### Exercise
Retype only what runs from the first line of the listing to the line holding "0.0031, 0.0020, 0.0013];", both included. Do not retype the pictures.

--- start of Source data ---

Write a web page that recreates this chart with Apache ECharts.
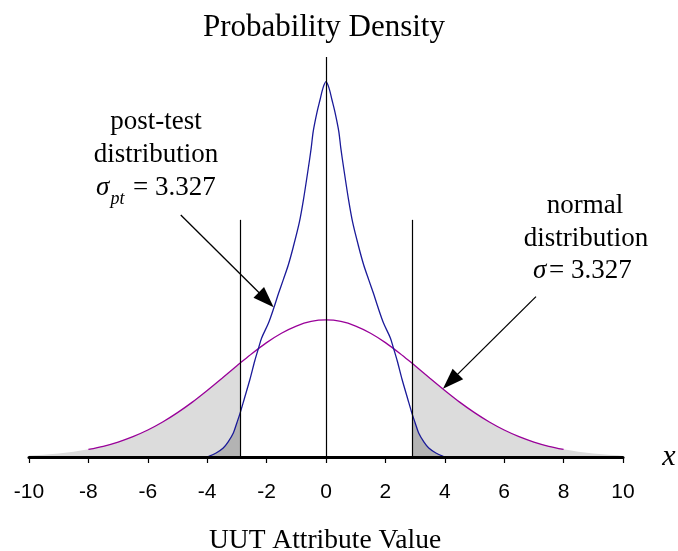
<!DOCTYPE html>
<html>
<head>
<meta charset="utf-8">
<script src="https://cdn.jsdelivr.net/npm/echarts@6/dist/echarts.min.js"></script>
<style>
  html, body { margin: 0; padding: 0; background: #fff; }
  #chart { width: 678px; height: 551px; }
</style>
</head>
<body>
<div id="chart"></div>
<script>
// Normal density curve (sigma = 3.327)
const normalX = [-10, -9.5, -9, -8.5, -8, -7.5, -7, -6.5, -6, -5.5, -5, -4.5, -4, -3.5, -3, -2.9, -2.5, -2, -1.5, -1, -0.5,
  0, 0.5, 1, 1.5, 2, 2.5, 2.9, 3, 3.5, 4, 4.5, 5, 5.5, 6, 6.5, 7, 7.5, 8, 8.5, 9, 9.5, 10];
const normalY = [0.0013, 0.0020, 0.0031, 0.0046, 0.0067, 0.0094, 0.0131, 0.0178, 0.0236, 0.0306, 0.0388, 0.0480, 0.0582, 0.0689, 0.0799, 0.0820, 0.0904, 0.1001, 0.1083, 0.1146, 0.1186,
  0.1199, 0.1186, 0.1146, 0.1083, 0.1001, 0.0904, 0.0820, 0.0799, 0.0689, 0.0582, 0.0480, 0.0388, 0.0306, 0.0236, 0.0178, 0.0131, 0.0094, 0.0067, 0.0046, 0.0031, 0.0020, 0.0013];

// Post-test density curve
const postX = [-3.95, -3.7, -3.46, -3.3, -3.12, -3, -2.9, -2.75, -2.56, -2.4, -2.26, -2.17, -1.94, -1.75, -1.6, -1.44, -1.27, -1.1, -0.9, -0.76, -0.6, -0.5, -0.43, -0.3, -0.2, -0.1,
  0, 0.1, 0.2, 0.3, 0.43, 0.5, 0.6, 0.76, 0.9, 1.1, 1.27, 1.44, 1.6, 1.75, 1.94, 2.17, 2.26, 2.4, 2.56, 2.75, 2.9, 3, 3.12, 3.3, 3.46, 3.7, 3.95];
const postY = [0.0005, 0.0035, 0.0079, 0.013, 0.021, 0.030, 0.0377, 0.051, 0.068, 0.084, 0.0963, 0.104, 0.117, 0.131, 0.143, 0.155, 0.168, 0.184, 0.205, 0.225, 0.252, 0.270, 0.2850, 0.302, 0.3126, 0.323,
  0.3284, 0.323, 0.3126, 0.302, 0.2850, 0.270, 0.252, 0.225, 0.205, 0.184, 0.168, 0.155, 0.143, 0.131, 0.117, 0.104, 0.0963, 0.084, 0.068, 0.051, 0.0377, 0.030, 0.021, 0.013, 0.0079, 0.0035, 0.0005];

// Test limits and axis range
const limitX = 2.9;
const limitTop = 0.2075;
const centerTop = 0.35;
const xTicks = { min: -10, max: 10, step: 2 };

const pairs = (xs, ys) => xs.map((x, i) => [x, ys[i]]);
const normalPts = pairs(normalX, normalY);
const postPts = pairs(postX, postY);

const leftTail = pts => pts.filter(p => p[0] <= -limitX);
const rightTail = pts => pts.filter(p => p[0] >= limitX);

const serif = '"Liberation Serif", "Times New Roman", serif';
const sans = '"Liberation Sans", Arial, sans-serif';

function fill(data, color) {
  return {
    type: 'line', data, symbol: 'none', silent: true,
    lineStyle: { width: 0 }, areaStyle: { color, opacity: 1 }
  };
}

const chart = echarts.init(document.getElementById('chart'), null, { renderer: 'canvas' });

const vline = (x, top) => [{ coord: [x, 0] }, { coord: [x, top] }];

chart.setOption({
  animation: false,
  backgroundColor: '#ffffff',
  grid: { left: 29, right: 55, top: 57, bottom: 94 },
  xAxis: {
    type: 'value', min: xTicks.min, max: xTicks.max, interval: xTicks.step, z: 20,
    axisLine: { lineStyle: { color: '#000', width: 3 } },
    axisTick: { length: 6, lineStyle: { color: '#000', width: 1.2 } },
    axisLabel: { color: '#000', fontFamily: sans, fontSize: 21, margin: 25 },
    splitLine: { show: false }
  },
  yAxis: { type: 'value', min: 0, max: centerTop, show: false },
  series: [
    fill(leftTail(normalPts), '#dcdcdc'),
    fill(rightTail(normalPts), '#dcdcdc'),
    fill(leftTail(postPts), '#b3b3b3'),
    fill(rightTail(postPts), '#b3b3b3'),
    {
      type: 'line', data: normalPts.filter(p => Math.abs(p[0]) <= 8), symbol: 'none', smooth: 0.3,
      lineStyle: { color: '#990099', width: 1.3 }
    },
    {
      type: 'line', data: postPts, symbol: 'none', smooth: 0.3,
      lineStyle: { color: '#1a1a99', width: 1.3 },
      markLine: {
        silent: true, symbol: 'none', label: { show: false },
        lineStyle: { color: '#000', width: 1.2, type: 'solid' },
        data: [vline(-limitX, limitTop), vline(limitX, limitTop), vline(0, centerTop)]
      }
    },
    {
      // callout arrows
      type: 'line', data: [], symbol: 'none',
      markLine: {
        silent: true, symbol: ['none', 'triangle'], symbolSize: [15, 21],
        label: { show: false },
        lineStyle: { color: '#000', width: 1.3, type: 'solid' },
        itemStyle: { color: '#000' },
        data: [
          [{ coord: [-4.89, 0.2117] }, { coord: [-2.013, 0.1376] }],
          [{ coord: [7.07, 0.1403] }, { coord: [4.19, 0.0662] }]
        ]
      }
    }
  ],
  graphic: [
    { type: 'text', style: { text: 'Probability Density', x: 324, y: 28, align: 'center', verticalAlign: 'middle', fontFamily: serif, fontSize: 31, fill: '#000' } },
    { type: 'text', style: { text: 'UUT Attribute Value', x: 325, y: 541, align: 'center', verticalAlign: 'middle', fontFamily: serif, fontSize: 27.5, fill: '#000' } },
    { type: 'text', style: { text: 'x', x: 669, y: 457, align: 'center', verticalAlign: 'middle', fontFamily: serif, fontStyle: 'italic', fontSize: 30, fill: '#000' } },

    { type: 'text', style: { text: 'post-test', x: 156, y: 122, align: 'center', verticalAlign: 'middle', fontFamily: serif, fontSize: 27, fill: '#000' } },
    { type: 'text', style: { text: 'distribution', x: 156, y: 155, align: 'center', verticalAlign: 'middle', fontFamily: serif, fontSize: 27, fill: '#000' } },
    { type: 'text', style: { text: 'σ', x: 96, y: 188, align: 'left', verticalAlign: 'middle', fontFamily: serif, fontStyle: 'italic', fontSize: 27, fill: '#000' } },
    { type: 'text', style: { text: 'pt', x: 110.5, y: 199, align: 'left', verticalAlign: 'middle', fontFamily: serif, fontStyle: 'italic', fontSize: 18, fill: '#000' } },
    { type: 'text', style: { text: '= 3.327', x: 133, y: 188, align: 'left', verticalAlign: 'middle', fontFamily: serif, fontSize: 27, fill: '#000' } },

    { type: 'text', style: { text: 'normal', x: 585, y: 206, align: 'center', verticalAlign: 'middle', fontFamily: serif, fontSize: 27, fill: '#000' } },
    { type: 'text', style: { text: 'distribution', x: 586, y: 239, align: 'center', verticalAlign: 'middle', fontFamily: serif, fontSize: 27, fill: '#000' } },
    { type: 'text', style: { text: 'σ', x: 533, y: 271, align: 'left', verticalAlign: 'middle', fontFamily: serif, fontStyle: 'italic', fontSize: 27, fill: '#000' } },
    { type: 'text', style: { text: '= 3.327', x: 549, y: 271, align: 'left', verticalAlign: 'middle', fontFamily: serif, fontSize: 27, fill: '#000' } }
  ]
});
</script>
</body>
</html>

--- end of Source data ---

### Final answer
Write a web page that recreates this chart with Apache ECharts.
<!DOCTYPE html>
<html>
<head>
<meta charset="utf-8">
<script src="https://cdn.jsdelivr.net/npm/echarts@6/dist/echarts.min.js"></script>
<style>
  html, body { margin: 0; padding: 0; background: #fff; }
  #chart { width: 678px; height: 551px; }
</style>
</head>
<body>
<div id="chart"></div>
<script>
// Normal density curve (sigma = 3.327)
const normalX = [-10, -9.5, -9, -8.5, -8, -7.5, -7, -6.5, -6, -5.5, -5, -4.5, -4, -3.5, -3, -2.9, -2.5, -2, -1.5, -1, -0.5,
  0, 0.5, 1, 1.5, 2, 2.5, 2.9, 3, 3.5, 4, 4.5, 5, 5.5, 6, 6.5, 7, 7.5, 8, 8.5, 9, 9.5, 10];
const normalY = [0.0013, 0.0020, 0.0031, 0.0046, 0.0067, 0.0094, 0.0131, 0.0178, 0.0236, 0.0306, 0.0388, 0.0480, 0.0582, 0.0689, 0.0799, 0.0820, 0.0904, 0.1001, 0.1083, 0.1146, 0.1186,
  0.1199, 0.1186, 0.1146, 0.1083, 0.1001, 0.0904, 0.0820, 0.0799, 0.0689, 0.0582, 0.0480, 0.0388, 0.0306, 0.0236, 0.0178, 0.0131, 0.0094, 0.0067, 0.0046, 0.0031, 0.0020, 0.0013];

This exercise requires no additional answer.